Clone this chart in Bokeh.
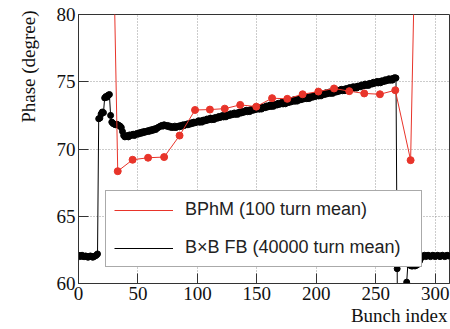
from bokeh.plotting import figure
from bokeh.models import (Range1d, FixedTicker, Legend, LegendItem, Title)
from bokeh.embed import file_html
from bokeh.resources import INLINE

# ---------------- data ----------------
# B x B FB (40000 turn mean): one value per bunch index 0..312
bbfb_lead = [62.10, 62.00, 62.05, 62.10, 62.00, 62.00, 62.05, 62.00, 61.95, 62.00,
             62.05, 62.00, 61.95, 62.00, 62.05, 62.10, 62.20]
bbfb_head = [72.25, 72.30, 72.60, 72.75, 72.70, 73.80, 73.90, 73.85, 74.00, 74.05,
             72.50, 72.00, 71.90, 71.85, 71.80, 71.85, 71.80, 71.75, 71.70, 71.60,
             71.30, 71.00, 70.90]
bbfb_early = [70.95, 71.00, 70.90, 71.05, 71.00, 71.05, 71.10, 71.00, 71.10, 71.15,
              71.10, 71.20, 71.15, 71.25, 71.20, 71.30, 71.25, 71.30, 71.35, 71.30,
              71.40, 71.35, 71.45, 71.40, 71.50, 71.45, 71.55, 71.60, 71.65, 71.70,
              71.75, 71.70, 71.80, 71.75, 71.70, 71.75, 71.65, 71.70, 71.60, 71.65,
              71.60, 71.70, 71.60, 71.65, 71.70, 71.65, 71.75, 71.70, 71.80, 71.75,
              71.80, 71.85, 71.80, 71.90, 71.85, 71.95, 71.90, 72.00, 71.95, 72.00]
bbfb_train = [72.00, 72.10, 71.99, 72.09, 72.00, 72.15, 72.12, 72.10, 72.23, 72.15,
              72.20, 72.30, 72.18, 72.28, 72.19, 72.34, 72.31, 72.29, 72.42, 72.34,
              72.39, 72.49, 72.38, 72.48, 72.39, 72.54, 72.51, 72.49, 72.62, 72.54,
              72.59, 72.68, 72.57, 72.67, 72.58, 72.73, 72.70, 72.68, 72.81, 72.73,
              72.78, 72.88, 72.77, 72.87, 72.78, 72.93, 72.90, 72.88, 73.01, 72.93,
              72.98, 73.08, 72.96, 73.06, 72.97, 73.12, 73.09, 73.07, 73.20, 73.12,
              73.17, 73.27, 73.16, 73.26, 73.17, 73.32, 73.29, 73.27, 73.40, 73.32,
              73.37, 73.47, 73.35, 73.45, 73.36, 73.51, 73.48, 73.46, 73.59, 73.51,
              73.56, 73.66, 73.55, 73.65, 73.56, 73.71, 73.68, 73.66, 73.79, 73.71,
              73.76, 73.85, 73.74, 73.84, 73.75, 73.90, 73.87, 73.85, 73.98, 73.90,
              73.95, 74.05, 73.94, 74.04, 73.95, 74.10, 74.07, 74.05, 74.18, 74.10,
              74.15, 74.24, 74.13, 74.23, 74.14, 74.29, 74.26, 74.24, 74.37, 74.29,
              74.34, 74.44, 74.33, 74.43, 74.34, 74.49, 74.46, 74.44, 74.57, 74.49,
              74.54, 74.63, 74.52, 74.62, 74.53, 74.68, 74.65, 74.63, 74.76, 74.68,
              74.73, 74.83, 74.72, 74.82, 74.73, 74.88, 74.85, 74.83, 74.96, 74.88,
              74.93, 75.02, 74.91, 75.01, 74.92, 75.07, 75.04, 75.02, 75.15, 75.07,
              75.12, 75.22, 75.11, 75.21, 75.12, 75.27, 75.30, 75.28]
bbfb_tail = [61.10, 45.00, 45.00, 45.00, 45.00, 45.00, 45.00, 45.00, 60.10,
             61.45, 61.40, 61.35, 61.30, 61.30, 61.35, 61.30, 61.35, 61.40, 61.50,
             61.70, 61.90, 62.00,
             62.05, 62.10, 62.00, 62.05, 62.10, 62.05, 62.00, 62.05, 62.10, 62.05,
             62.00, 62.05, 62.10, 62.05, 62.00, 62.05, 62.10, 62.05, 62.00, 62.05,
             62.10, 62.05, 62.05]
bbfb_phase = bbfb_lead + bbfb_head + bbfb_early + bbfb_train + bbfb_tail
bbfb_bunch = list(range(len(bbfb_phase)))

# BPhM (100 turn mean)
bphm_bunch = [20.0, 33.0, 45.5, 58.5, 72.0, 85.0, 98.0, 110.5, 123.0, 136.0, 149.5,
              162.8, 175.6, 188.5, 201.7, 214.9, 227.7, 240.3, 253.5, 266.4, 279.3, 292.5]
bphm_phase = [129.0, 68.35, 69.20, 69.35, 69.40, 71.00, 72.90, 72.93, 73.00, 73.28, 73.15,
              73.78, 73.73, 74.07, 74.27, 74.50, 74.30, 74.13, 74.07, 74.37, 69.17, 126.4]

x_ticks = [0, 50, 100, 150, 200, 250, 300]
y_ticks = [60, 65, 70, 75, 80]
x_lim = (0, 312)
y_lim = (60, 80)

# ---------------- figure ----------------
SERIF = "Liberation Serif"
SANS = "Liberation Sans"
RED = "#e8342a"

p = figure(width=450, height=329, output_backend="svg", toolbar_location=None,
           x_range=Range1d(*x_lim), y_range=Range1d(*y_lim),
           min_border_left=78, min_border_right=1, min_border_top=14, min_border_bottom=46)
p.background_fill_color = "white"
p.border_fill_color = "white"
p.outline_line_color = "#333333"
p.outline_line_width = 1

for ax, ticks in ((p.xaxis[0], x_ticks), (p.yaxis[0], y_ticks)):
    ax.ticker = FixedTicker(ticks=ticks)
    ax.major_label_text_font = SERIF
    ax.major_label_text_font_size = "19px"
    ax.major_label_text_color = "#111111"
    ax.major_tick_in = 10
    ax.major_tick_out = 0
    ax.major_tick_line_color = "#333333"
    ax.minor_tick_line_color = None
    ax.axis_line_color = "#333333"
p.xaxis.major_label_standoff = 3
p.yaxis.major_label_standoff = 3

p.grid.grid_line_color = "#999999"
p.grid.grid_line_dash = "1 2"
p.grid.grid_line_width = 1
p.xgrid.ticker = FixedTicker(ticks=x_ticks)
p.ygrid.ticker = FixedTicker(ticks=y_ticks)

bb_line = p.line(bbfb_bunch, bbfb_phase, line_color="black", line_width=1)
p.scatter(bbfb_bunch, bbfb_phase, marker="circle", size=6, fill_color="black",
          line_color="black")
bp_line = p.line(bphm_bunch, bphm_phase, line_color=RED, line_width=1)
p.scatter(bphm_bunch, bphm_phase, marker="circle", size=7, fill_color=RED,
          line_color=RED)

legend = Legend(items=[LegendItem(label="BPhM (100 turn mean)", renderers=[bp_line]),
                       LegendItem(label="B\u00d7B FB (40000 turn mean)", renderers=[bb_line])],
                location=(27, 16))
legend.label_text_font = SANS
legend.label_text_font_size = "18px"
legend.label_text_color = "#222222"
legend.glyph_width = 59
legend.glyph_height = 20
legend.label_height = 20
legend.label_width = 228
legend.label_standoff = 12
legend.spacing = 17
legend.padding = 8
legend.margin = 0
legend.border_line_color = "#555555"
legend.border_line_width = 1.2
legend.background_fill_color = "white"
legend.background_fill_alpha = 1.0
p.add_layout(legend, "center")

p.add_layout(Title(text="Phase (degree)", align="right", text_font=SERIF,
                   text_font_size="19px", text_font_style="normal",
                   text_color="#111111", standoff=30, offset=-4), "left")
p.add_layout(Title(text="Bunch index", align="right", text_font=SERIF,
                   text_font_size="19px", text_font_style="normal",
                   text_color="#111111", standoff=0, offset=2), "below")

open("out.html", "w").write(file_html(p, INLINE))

» Problem details:
All of the material above should be reproduced exactly, except the pictures.

» Solution for this exercise:
Clone this chart in Bokeh.
from bokeh.plotting import figure
from bokeh.models import (Range1d, FixedTicker, Legend, LegendItem, Title)
from bokeh.embed import file_html
from bokeh.resources import INLINE

# ---------------- data ----------------
# B x B FB (40000 turn mean): one value per bunch index 0..312
bbfb_lead = [62.10, 62.00, 62.05, 62.10, 62.00, 62.00, 62.05, 62.00, 61.95, 62.00,
             62.05, 62.00, 61.95, 62.00, 62.05, 62.10, 62.20]
bbfb_head = [72.25, 72.30, 72.60, 72.75, 72.70, 73.80, 73.90, 73.85, 74.00, 74.05,
             72.50, 72.00, 71.90, 71.85, 71.80, 71.85, 71.80, 71.75, 71.70, 71.60,
             71.30, 71.00, 70.90]
bbfb_early = [70.95, 71.00, 70.90, 71.05, 71.00, 71.05, 71.10, 71.00, 71.10, 71.15,
              71.10, 71.20, 71.15, 71.25, 71.20, 71.30, 71.25, 71.30, 71.35, 71.30,
              71.40, 71.35, 71.45, 71.40, 71.50, 71.45, 71.55, 71.60, 71.65, 71.70,
              71.75, 71.70, 71.80, 71.75, 71.70, 71.75, 71.65, 71.70, 71.60, 71.65,
              71.60, 71.70, 71.60, 71.65, 71.70, 71.65, 71.75, 71.70, 71.80, 71.75,
              71.80, 71.85, 71.80, 71.90, 71.85, 71.95, 71.90, 72.00, 71.95, 72.00]
bbfb_train = [72.00, 72.10, 71.99, 72.09, 72.00, 72.15, 72.12, 72.10, 72.23, 72.15,
              72.20, 72.30, 72.18, 72.28, 72.19, 72.34, 72.31, 72.29, 72.42, 72.34,
              72.39, 72.49, 72.38, 72.48, 72.39, 72.54, 72.51, 72.49, 72.62, 72.54,
              72.59, 72.68, 72.57, 72.67, 72.58, 72.73, 72.70, 72.68, 72.81, 72.73,
              72.78, 72.88, 72.77, 72.87, 72.78, 72.93, 72.90, 72.88, 73.01, 72.93,
              72.98, 73.08, 72.96, 73.06, 72.97, 73.12, 73.09, 73.07, 73.20, 73.12,
              73.17, 73.27, 73.16, 73.26, 73.17, 73.32, 73.29, 73.27, 73.40, 73.32,
              73.37, 73.47, 73.35, 73.45, 73.36, 73.51, 73.48, 73.46, 73.59, 73.51,
              73.56, 73.66, 73.55, 73.65, 73.56, 73.71, 73.68, 73.66, 73.79, 73.71,
              73.76, 73.85, 73.74, 73.84, 73.75, 73.90, 73.87, 73.85, 73.98, 73.90,
              73.95, 74.05, 73.94, 74.04, 73.95, 74.10, 74.07, 74.05, 74.18, 74.10,
              74.15, 74.24, 74.13, 74.23, 74.14, 74.29, 74.26, 74.24, 74.37, 74.29,
              74.34, 74.44, 74.33, 74.43, 74.34, 74.49, 74.46, 74.44, 74.57, 74.49,
              74.54, 74.63, 74.52, 74.62, 74.53, 74.68, 74.65, 74.63, 74.76, 74.68,
              74.73, 74.83, 74.72, 74.82, 74.73, 74.88, 74.85, 74.83, 74.96, 74.88,
              74.93, 75.02, 74.91, 75.01, 74.92, 75.07, 75.04, 75.02, 75.15, 75.07,
              75.12, 75.22, 75.11, 75.21, 75.12, 75.27, 75.30, 75.28]
bbfb_tail = [61.10, 45.00, 45.00, 45.00, 45.00, 45.00, 45.00, 45.00, 60.10,
             61.45, 61.40, 61.35, 61.30, 61.30, 61.35, 61.30, 61.35, 61.40, 61.50,
             61.70, 61.90, 62.00,
             62.05, 62.10, 62.00, 62.05, 62.10, 62.05, 62.00, 62.05, 62.10, 62.05,
             62.00, 62.05, 62.10, 62.05, 62.00, 62.05, 62.10, 62.05, 62.00, 62.05,
             62.10, 62.05, 62.05]
bbfb_phase = bbfb_lead + bbfb_head + bbfb_early + bbfb_train + bbfb_tail
bbfb_bunch = list(range(len(bbfb_phase)))

# BPhM (100 turn mean)
bphm_bunch = [20.0, 33.0, 45.5, 58.5, 72.0, 85.0, 98.0, 110.5, 123.0, 136.0, 149.5,
              162.8, 175.6, 188.5, 201.7, 214.9, 227.7, 240.3, 253.5, 266.4, 279.3, 292.5]
bphm_phase = [129.0, 68.35, 69.20, 69.35, 69.40, 71.00, 72.90, 72.93, 73.00, 73.28, 73.15,
              73.78, 73.73, 74.07, 74.27, 74.50, 74.30, 74.13, 74.07, 74.37, 69.17, 126.4]

x_ticks = [0, 50, 100, 150, 200, 250, 300]
y_ticks = [60, 65, 70, 75, 80]
x_lim = (0, 312)
y_lim = (60, 80)

# ---------------- figure ----------------
SERIF = "Liberation Serif"
SANS = "Liberation Sans"
RED = "#e8342a"

p = figure(width=450, height=329, output_backend="svg", toolbar_location=None,
           x_range=Range1d(*x_lim), y_range=Range1d(*y_lim),
           min_border_left=78, min_border_right=1, min_border_top=14, min_border_bottom=46)
p.background_fill_color = "white"
p.border_fill_color = "white"
p.outline_line_color = "#333333"
p.outline_line_width = 1

for ax, ticks in ((p.xaxis[0], x_ticks), (p.yaxis[0], y_ticks)):
    ax.ticker = FixedTicker(ticks=ticks)
    ax.major_label_text_font = SERIF
    ax.major_label_text_font_size = "19px"
    ax.major_label_text_color = "#111111"
    ax.major_tick_in = 10
    ax.major_tick_out = 0
    ax.major_tick_line_color = "#333333"
    ax.minor_tick_line_color = None
    ax.axis_line_color = "#333333"
p.xaxis.major_label_standoff = 3
p.yaxis.major_label_standoff = 3

p.grid.grid_line_color = "#999999"
p.grid.grid_line_dash = "1 2"
p.grid.grid_line_width = 1
p.xgrid.ticker = FixedTicker(ticks=x_ticks)
p.ygrid.ticker = FixedTicker(ticks=y_ticks)

bb_line = p.line(bbfb_bunch, bbfb_phase, line_color="black", line_width=1)
p.scatter(bbfb_bunch, bbfb_phase, marker="circle", size=6, fill_color="black",
          line_color="black")
bp_line = p.line(bphm_bunch, bphm_phase, line_color=RED, line_width=1)
p.scatter(bphm_bunch, bphm_phase, marker="circle", size=7, fill_color=RED,
          line_color=RED)

legend = Legend(items=[LegendItem(label="BPhM (100 turn mean)", renderers=[bp_line]),
                       LegendItem(label="B\u00d7B FB (40000 turn mean)", renderers=[bb_line])],
                location=(27, 16))
legend.label_text_font = SANS
legend.label_text_font_size = "18px"
legend.label_text_color = "#222222"
legend.glyph_width = 59
legend.glyph_height = 20
legend.label_height = 20
legend.label_width = 228
legend.label_standoff = 12
legend.spacing = 17
legend.padding = 8
legend.margin = 0
legend.border_line_color = "#555555"
legend.border_line_width = 1.2
legend.background_fill_color = "white"
legend.background_fill_alpha = 1.0
p.add_layout(legend, "center")

p.add_layout(Title(text="Phase (degree)", align="right", text_font=SERIF,
                   text_font_size="19px", text_font_style="normal",
                   text_color="#111111", standoff=30, offset=-4), "left")
p.add_layout(Title(text="Bunch index", align="right", text_font=SERIF,
                   text_font_size="19px", text_font_style="normal",
                   text_color="#111111", standoff=0, offset=2), "below")

open("out.html", "w").write(file_html(p, INLINE))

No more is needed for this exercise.